In “Life Is Not A Competition, But I Am Winning” by Julia Fuhr Mann, the issue of gender in competitive sports is deeply analysed, starting from the beginning, the first cases on misgendered sport persons in the history, from the Olympics down to any kind of competitive meeting. “Life Is Not A Competition, But I Am Winning” by Julia Fuhr Mann has been presented in Venice Critics Week section 2023.
Unbendable rules and misunderstandings
What “Life Is Not A Competition, But I Am Winning” shows is that rules in sports are difficult to modify, and the gender fluidity is still nowadays an issue that shake and worry so much that any decision in that field is restrictive and violent.

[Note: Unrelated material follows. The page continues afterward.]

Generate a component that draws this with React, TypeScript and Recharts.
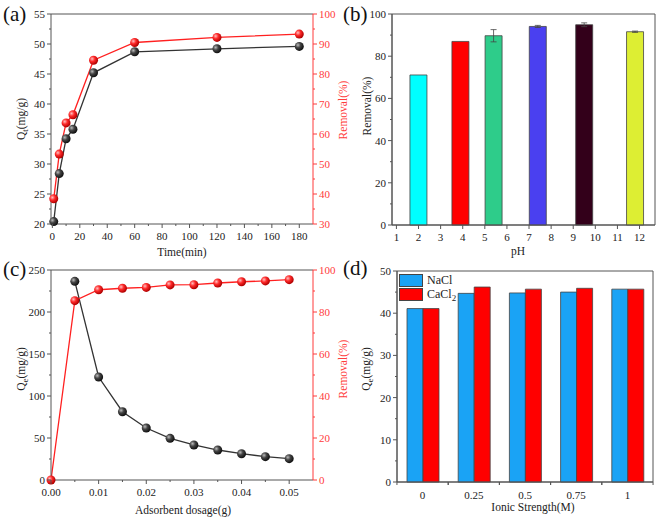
import React from "react";
import {
  Bar,
  BarChart,
  ComposedChart,
  ErrorBar,
  Cell,
  Legend,
  Line,
  LineChart,
  ReferenceArea,
  ReferenceLine,
  XAxis,
  YAxis,
} from "recharts";

const FONT = "'Liberation Serif', 'Times New Roman', serif";
const AXIS = "#555";
const RED = "#FF2020";
const RED_AXIS = "#FF3B3B";

// (a) contact time
const timeMin = [1, 5, 10, 15, 30, 60, 120, 180];
const qtValues = [20.4, 28.4, 34.2, 35.8, 45.2, 48.7, 49.2, 49.6];
const removalTime = [38.4, 53.3, 63.7, 66.4, 84.6, 90.5, 92.2, 93.3];

// (b) pH
const phValues = [2, 3.9, 5.4, 7.4, 9.5, 11.8];
const phRemoval = [71.1, 87.0, 89.7, 94.1, 94.9, 91.6];
const phError = [0, 0, 2.9, 0.5, 0.9, 0.3];
const phColors = ["#00FFFF", "#FF0000", "#2ECC8A", "#4A40F0", "#33001A", "#DDEE33"];

// (c) adsorbent dosage
const dosage = [0, 0.005, 0.01, 0.015, 0.02, 0.025, 0.03, 0.035, 0.04, 0.045, 0.05];
const qeDosage = [null, 236.5, 122.6, 81.3, 61.9, 49.6, 41.7, 35.7, 31.3, 27.8, 25.4];
const removalDosage = [0, 85.4, 90.6, 91.3, 91.7, 92.9, 93.0, 93.8, 94.4, 94.8, 95.4];

// (d) ionic strength
const ionicStrength = ["0", "0.25", "0.5", "0.75", "1"];
const qeNaCl = [41.1, 44.7, 44.8, 45.0, 45.7];
const qeCaCl2 = [41.1, 46.2, 45.7, 45.9, 45.7];
const saltNames = ["NaCl", "CaCl2"];

// tick labels
const ticksTimeX = [0, 20, 40, 60, 80, 100, 120, 140, 160, 180];
const ticksQt = [20, 25, 30, 35, 40, 45, 50, 55];
const ticksRemA = [30, 40, 50, 60, 70, 80, 90, 100];
const ticksPhX = [1, 2, 3, 4, 5, 6, 7, 8, 9, 10, 11, 12];
const ticksRemB = [0, 20, 40, 60, 80, 100];
const ticksDoseX = [0, 0.01, 0.02, 0.03, 0.04, 0.05];
const ticksQeC = [0, 50, 100, 150, 200, 250];
const ticksRemC = [0, 20, 40, 60, 80, 100];
const ticksQeD = [0, 10, 20, 30, 40, 50];

const kineticsData = timeMin.map((t, i) => ({ t, qt: qtValues[i], rem: removalTime[i] }));
const phData = phValues.map((ph, i) => ({ ph, rem: phRemoval[i], err: phError[i] }));
const dosageData = dosage.map((d, i) => ({ d, qe: qeDosage[i], rem: removalDosage[i] }));
const ionicData = ionicStrength.map((s, i) => ({ s, nacl: qeNaCl[i], cacl: qeCaCl2[i] }));

// majors plus the midpoints between them (minor ticks)
const withMinor = (majors: number[]) => {
  const out: number[] = [];
  majors.forEach((m, i) => {
    out.push(m);
    if (i < majors.length - 1) out.push(+((m + majors[i + 1]) / 2).toFixed(6));
  });
  return out;
};

const makeTick =
  (side: "bottom" | "left" | "right", majors: number[], color: string, fmt: (v: number) => string = String) =>
  (props: any) => {
    const { x, y, payload } = props;
    const v = payload.value;
    const major = majors.some((m) => Math.abs(m - v) < 1e-9);
    const len = major ? 4 : 2;
    if (side === "bottom") {
      return (
        <g>
          <line x1={x} y1={y} x2={x} y2={y + len} stroke={color} />
          {major && (
            <text x={x} y={y + 16} textAnchor="middle" fill="#222" fontSize={11} fontFamily={FONT}>
              {fmt(v)}
            </text>
          )}
        </g>
      );
    }
    const dir = side === "left" ? -1 : 1;
    return (
      <g>
        <line x1={x} y1={y} x2={x + dir * len} y2={y} stroke={color} />
        {major && (
          <text
            x={x + dir * 6}
            y={y + 4}
            textAnchor={side === "left" ? "end" : "start"}
            fill={side === "left" ? "#222" : color}
            fontSize={11}
            fontFamily={FONT}
          >
            {fmt(v)}
          </text>
        )}
      </g>
    );
  };

const Spheres = () => (
  <defs>
    <radialGradient id="gBlack" cx="35%" cy="35%" r="65%">
      <stop offset="0%" stopColor="#bbb" />
      <stop offset="45%" stopColor="#444" />
      <stop offset="100%" stopColor="#111" />
    </radialGradient>
    <radialGradient id="gRed" cx="35%" cy="35%" r="65%">
      <stop offset="0%" stopColor="#ffc0c0" />
      <stop offset="45%" stopColor="#ff2a2a" />
      <stop offset="100%" stopColor="#b00000" />
    </radialGradient>
  </defs>
);

const sphere = (grad: string) => (p: any) => {
  if (p.cx == null || p.cy == null || p.value == null) return <g key={p.key} />;
  return <circle key={p.key} cx={p.cx} cy={p.cy} r={4.5} fill={`url(#${grad})`} />;
};

const VTitle = ({ x, y, color = "#222", main, sub, rest }: any) => (
  <text transform={`rotate(-90 ${x} ${y})`} x={x} y={y} textAnchor="middle" fontFamily={FONT} fontSize={11.5} fill={color}>
    {main}
    {sub && (
      <tspan dy={3} fontSize={9}>
        {sub}
      </tspan>
    )}
    <tspan dy={sub ? -3 : 0}>{rest}</tspan>
  </text>
);

const HTitle = ({ x, y, text }: any) => (
  <text x={x} y={y} textAnchor="middle" fontFamily={FONT} fontSize={11.5} fill="#222">
    {text}
  </text>
);

const panelLabel = (text: string, left: number, top: number) => (
  <div style={{ position: "absolute", left, top, fontFamily: FONT, fontSize: 21, lineHeight: "21px", color: "#111" }}>
    {text}
  </div>
);

const LegendBox = (props: any) => {
  const items = [...(props.payload || [])].sort(
    (a: any, b: any) => saltNames.indexOf(a.value) - saltNames.indexOf(b.value)
  );
  return (
    <div style={{ fontFamily: FONT, fontSize: 12, lineHeight: "12px", color: "#222" }}>
      {items.map((it: any) => (
        <div key={it.value} style={{ display: "flex", alignItems: "center", height: 14, overflow: "visible" }}>
          <span style={{ display: "inline-block", width: 22, height: 11, background: it.color, border: "1px solid #444", marginRight: 4 }} />
          {it.value === "CaCl2" ? (
            <span style={{ lineHeight: "12px" }}>
              CaCl<span style={{ fontSize: 9, position: "relative", top: 3 }}>2</span>
            </span>
          ) : (
            <span>{it.value}</span>
          )}
        </div>
      ))}
    </div>
  );
};

const ionicTick = (props: any) => {
  const { x, y, payload } = props;
  const half = 51.3 / 2;
  return (
    <g>
      <line x1={x - half} y1={y} x2={x - half} y2={y + 3} stroke={AXIS} />
      <line x1={x + half} y1={y} x2={x + half} y2={y + 3} stroke={AXIS} />
      <text x={x} y={y + 17} textAnchor="middle" fill="#222" fontSize={11} fontFamily={FONT}>
        {payload.value}
      </text>
    </g>
  );
};

export default function App() {
  return (
    <div style={{ position: "absolute", left: 0, top: 0, width: 661, height: 518, background: "#fff", overflow: "hidden" }}>
      {/* (a) */}
      <div style={{ position: "absolute", left: 0, top: 0 }}>
        <LineChart width={360} height={259} data={kineticsData} margin={{ top: 14, right: 17, bottom: 5, left: 11 }}>
          <Spheres />
          <XAxis dataKey="t" type="number" domain={[-1, 190]} ticks={withMinor(ticksTimeX)} interval={0}
            tick={makeTick("bottom", ticksTimeX, AXIS)} tickLine={false} tickSize={0} tickMargin={0} height={30} axisLine={{ stroke: AXIS }} />
          <YAxis yAxisId="l" domain={[20, 55]} ticks={withMinor(ticksQt)} interval={0}
            tick={makeTick("left", ticksQt, AXIS)} tickLine={false} tickSize={0} tickMargin={0} width={40} axisLine={{ stroke: AXIS }} />
          <YAxis yAxisId="r" orientation="right" domain={[30, 100]} ticks={withMinor(ticksRemA)} interval={0}
            tick={makeTick("right", ticksRemA, RED_AXIS)} tickLine={false} tickSize={0} tickMargin={0} width={30} axisLine={{ stroke: RED_AXIS }} />
          <ReferenceLine yAxisId="l" y={55} stroke={AXIS} />
          <Line yAxisId="l" dataKey="qt" stroke="#333" strokeWidth={1.3} dot={sphere("gBlack")} isAnimationActive={false} />
          <Line yAxisId="r" dataKey="rem" stroke={RED} strokeWidth={1.3} dot={sphere("gRed")} isAnimationActive={false} />
          <VTitle x={25} y={119} main="Q" sub="t" rest="(mg/g)" />
          <VTitle x={347} y={110} color={RED_AXIS} main="Removal(%)" />
          <HTitle x={182} y={256} text="Time(min)" />
        </LineChart>
      </div>

      {/* (b) */}
      <div style={{ position: "absolute", left: 330, top: 0 }}>
        <ComposedChart width={331} height={259} data={phData} margin={{ top: 14, right: 6, bottom: 4, left: 22 }}>
          <XAxis dataKey="ph" type="number" domain={[0.8, 12.7]} ticks={ticksPhX} interval={0} allowDataOverflow
            tick={makeTick("bottom", ticksPhX, AXIS)} tickLine={false} tickSize={0} tickMargin={0} height={30} axisLine={{ stroke: AXIS }} />
          <YAxis domain={[0, 100]} ticks={withMinor(ticksRemB)} interval={0}
            tick={makeTick("left", ticksRemB, AXIS)} tickLine={false} tickSize={0} tickMargin={0} width={40} axisLine={{ stroke: AXIS }} />
          <ReferenceArea x1={0.8} x2={12.7} y1={0} y2={100} fill="none" stroke={AXIS} ifOverflow="visible" />
          <Bar dataKey="rem" barSize={17} stroke="#444" strokeWidth={0.8} isAnimationActive={false}>
            {phData.map((_, i) => (
              <Cell key={`ph-${i}`} fill={phColors[i]} />
            ))}
            <ErrorBar dataKey="err" width={3} stroke="#444" strokeWidth={0.8} />
          </Bar>
          <VTitle x={41} y={106} main="Removal(%)" />
          <HTitle x={188} y={255} text="pH" />
        </ComposedChart>
      </div>

      {/* (c) */}
      <div style={{ position: "absolute", left: 0, top: 259 }}>
        <LineChart width={360} height={259} data={dosageData} margin={{ top: 11, right: 17, bottom: 8, left: 11 }}>
          <Spheres />
          <XAxis dataKey="d" type="number" domain={[0, 0.055]} ticks={withMinor(ticksDoseX)} interval={0}
            tick={makeTick("bottom", ticksDoseX, AXIS, (v) => v.toFixed(2))} tickLine={false} tickSize={0} tickMargin={0} height={30} axisLine={{ stroke: AXIS }} />
          <YAxis yAxisId="l" domain={[0, 250]} ticks={withMinor(ticksQeC)} interval={0}
            tick={makeTick("left", ticksQeC, AXIS)} tickLine={false} tickSize={0} tickMargin={0} width={40} axisLine={{ stroke: AXIS }} />
          <YAxis yAxisId="r" orientation="right" domain={[0, 100]} ticks={withMinor(ticksRemC)} interval={0}
            tick={makeTick("right", ticksRemC, RED_AXIS)} tickLine={false} tickSize={0} tickMargin={0} width={30} axisLine={{ stroke: RED_AXIS }} />
          <ReferenceLine yAxisId="l" y={250} stroke={AXIS} />
          <Line yAxisId="l" dataKey="qe" stroke="#333" strokeWidth={1.3} dot={sphere("gBlack")} isAnimationActive={false} />
          <Line yAxisId="r" dataKey="rem" stroke={RED} strokeWidth={1.3} dot={sphere("gRed")} isAnimationActive={false} />
          <VTitle x={25} y={110} main="Q" sub="e" rest="(mg/g)" />
          <VTitle x={347} y={110} color={RED_AXIS} main="Removal(%)" />
          <HTitle x={183} y={255} text="Adsorbent dosage(g)" />
        </LineChart>
      </div>

      {/* (d) */}
      <div style={{ position: "absolute", left: 330, top: 259 }}>
        <BarChart width={331} height={259} data={ionicData} margin={{ top: 12, right: 8, bottom: 6, left: 27 }} barGap={0}>
          <XAxis dataKey="s" interval={0} tick={ionicTick} tickLine={false} tickSize={0} tickMargin={0} height={30} axisLine={{ stroke: AXIS }} />
          <YAxis domain={[0, 50]} ticks={withMinor(ticksQeD)} interval={0}
            tick={makeTick("left", ticksQeD, AXIS)} tickLine={false} tickSize={0} tickMargin={0} width={40} axisLine={{ stroke: AXIS }} />
          <ReferenceArea y1={0} y2={50} fill="none" stroke={AXIS} ifOverflow="visible" />
          <Bar dataKey="nacl" name={saltNames[0]} fill="#1AA3F5" stroke="#444" strokeWidth={0.8} barSize={16} isAnimationActive={false} />
          <Bar dataKey="cacl" name={saltNames[1]} fill="#FF0000" stroke="#444" strokeWidth={0.8} barSize={16} isAnimationActive={false} />
          <Legend layout="horizontal" verticalAlign="middle" align="center" content={LegendBox}
            wrapperStyle={{ left: 69, top: 14, width: "auto", height: "auto" }} />
          <VTitle x={40} y={110} main="Q" sub="e" rest="(mg/g)" />
          <HTitle x={203} y={252} text="Ionic Strength(M)" />
        </BarChart>
      </div>

      {panelLabel("(a)", 3, 4)}
      {panelLabel("(b)", 343, 4)}
      {panelLabel("(c)", 3, 259)}
      {panelLabel("(d)", 343, 258)}
    </div>
  );
}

Contemporary sport people to learn about the past
The idea is to meet some contemporary trans and gender non conforming athletes to discuss the modern situation compared to the ones in the past, going to visually meet them , in an surreal but effective way, to create a bond between different generations.
Plot
If victory is written by victors, where does that leave those who were never allowed to be part of the game? A collective of queer athletes enters the Olympic Stadium in Athens and sets out to honour those who were excluded from standing on the winners’ podium. They meet Amanda Reiter, a trans* marathon runner who has to struggle with the prejudices of sports organisers, and Annet Negesa, a 800m runner who was urged by the international sports federations to undergo hormone-altering surgery. Together they create a radical poetic utopia far from the rigid gender rules found in competitive sports.